Financial Peace: 5 Likable Aspects

financial-freedomSo Z and I have been taking this finance class for the last month and a half. We were so-so about it to begin with. Actually, Z was all for it and I was dragging my feet just a little. I kind of thought my budgeting system was working and would work for us. Boy am I glad I got over that in a hurry! I’ve been meaning to write about it for a while now. But like all other things, time made it impossible to get it done.

Well, after doing an internal air-jumping high-five with Z not once, but twice today, I’m more than motivated to get this puppy cranked out. At least a start. No finance is compact enough for one post.
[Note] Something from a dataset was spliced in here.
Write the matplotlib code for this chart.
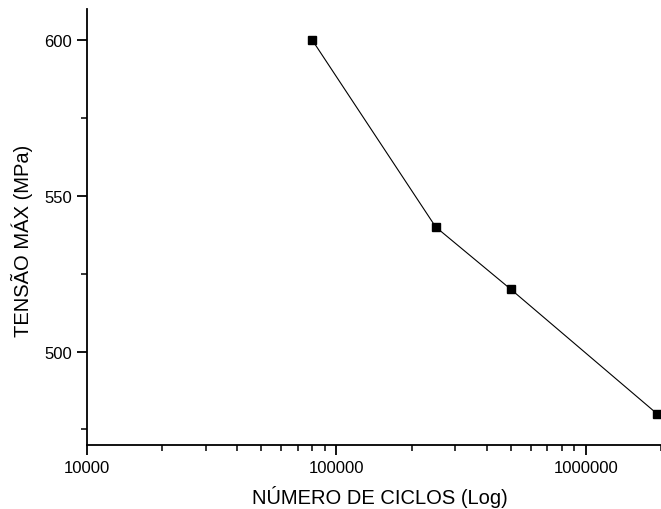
import matplotlib
matplotlib.use("Agg")
import matplotlib.pyplot as plt
import matplotlib.ticker as mtick

# dados
ciclos = [80000, 250000, 500000, 1930000]
tensao = [600, 540, 520, 480]

x_ticks = [10000, 100000, 1000000]
y_ticks = [500, 550, 600]

plt.rcParams['font.family'] = ['Liberation Sans', 'DejaVu Sans']

fig = plt.figure(figsize=(6.61, 5.10), dpi=100)
ax = fig.add_axes([0.1316, 0.1255, 0.8684, 0.8549])

ax.plot(ciclos, tensao, color="black", linewidth=0.8, marker="s",
        markersize=6, markerfacecolor="black", markeredgecolor="black")

ax.set_xscale("log")
ax.set_xlim(10000, 2000000)
ax.set_ylim(470, 610)

ax.set_xticks(x_ticks)
ax.xaxis.set_major_formatter(mtick.FuncFormatter(lambda v, p: f"{int(round(v))}"))
ax.xaxis.set_minor_locator(mtick.LogLocator(base=10, subs=range(2, 10)))
ax.xaxis.set_minor_formatter(mtick.NullFormatter())

ax.set_yticks(y_ticks)
ax.yaxis.set_minor_locator(mtick.MultipleLocator(25))

for side in ["top", "right"]:
    ax.spines[side].set_visible(False)
for side in ["left", "bottom"]:
    ax.spines[side].set_linewidth(1.3)

ax.tick_params(which="major", direction="out", length=7, width=1.3, labelsize=12, pad=4)
ax.tick_params(which="minor", direction="out", length=4, width=1.1)

ax.set_xlabel("NÚMERO DE CICLOS (Log)", fontsize=14.5)
ax.set_ylabel("TENSÃO MÁX (MPa)", fontsize=14.5)
ax.xaxis.set_label_coords(0.511, -0.092)
ax.yaxis.set_label_coords(-0.094, 0.47)

fig.savefig("out.png", dpi=100)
Plus, we’re still learning so why not share what we’re learning and our successes as we go?!

Our finance class was a wedding gift from our pastor. Our church was starting a Dave Ramsey’s course back in February and we were one of the first few to sign up for the introductory to learn what this journey would entail. Sure, everyone has their own opinion on finance and not all plans will work for everyone.

Dave Ramsey’s plan seems to be a fit for us. We like the biblical ties, the basic principles and the baby steps to financial success. While this class is designed for all people at many stages of life, we are fortunate enough to be starting what seems to be the best time ever. Being that we are newly married, living with our parents and trying to fish out our future steps, we have welcomed Ramsey’s core principles and tip-toed into this new way of life.

When I first started saving for the wedding, it was a little challenging. I mean, I went cold turkey – no spending outside necessities, no splurges or treats; pay day appointments and head to the grindstone until my goal was met! We met our savings goal within 9 months and were able to exceed to have our entire wedding and honeymoon paid in full before the wedding even happened.

So, I had some structure and training in letting things go – for a while. However, I had learned to ease back into my old habits of letting money slip and not being so in-your face about it. I neglected things rather than maintained a healthy balance. Fast forward through the holidays, New Year, Valentine’s Day and a birthday on the way – we weren’t in the best shape. However, with a resolution to become a budgeting expertise,  our shared desire for homeownership and a wonderful wedding gift here in lies Our Journey with Dave.

Our Journey with Dave: 5 Likeable Aspects

One of our favorite things about the course is we have learned how to tell our money where to go. Taking the time to create a budget and pre-plan saves us time when we’re deciding in the heat of the moment if that dinner out, video game or new piece of clothing is really worth it. Most cases, it hasn’t been.

Another aspect we’ve grown to like is the cash envelope system. I hated the thought of using cash. Cash meant an extra step – going to get the cash. Yes, it’s a bit frustrating and takes time. But learning to plan ahead has helped that. Besides, have you ever noticed how you’ll hold on to cash longer than you would using and abusing your credit card? Using cash forces you to feel your purchase. The envelope system give you boundaries and segments your cash into the appropriate sections (we only do gas and food) and is another way to keep you on track.

Cutting credit cards! Scary thought. But, within a month of starting the class we were able to close and cut up 5 credit cards. You know the monotonous ones that get you that great deal when you sign up for an in-store card for instant savings. Yeah, I admit I was a culprit of instant deals and then letting them sit aside for the next great deal time.

So I am realizing I can go on and on and on with our experience and how our life is changing. Yes, our life is changing already. Remember those air-jumping high-fives I mentioned earlier? Well, they weren’t for nothing. They were for a savings of $300 a month on insurance costs and being able to look my paycheck in the face, put the proper amounts in the right place and breathe a sigh of accomplishment as opposed to relieve. We are not living paycheck to paycheck and it feels so good!

The best of the best in this financial game changer has been the bonding that has occurred between Z and I. We agree on money matters. We aren’t arguing over what the other spent. We are open and honest with each other and our money. It’s something that we are doing together. Sure, it isn’t always going to be a bed of roses and yes, we realize we are beyond blessed to have our current living situation. But come bad times and high waters, we are going to have the principles in place and money to get us through.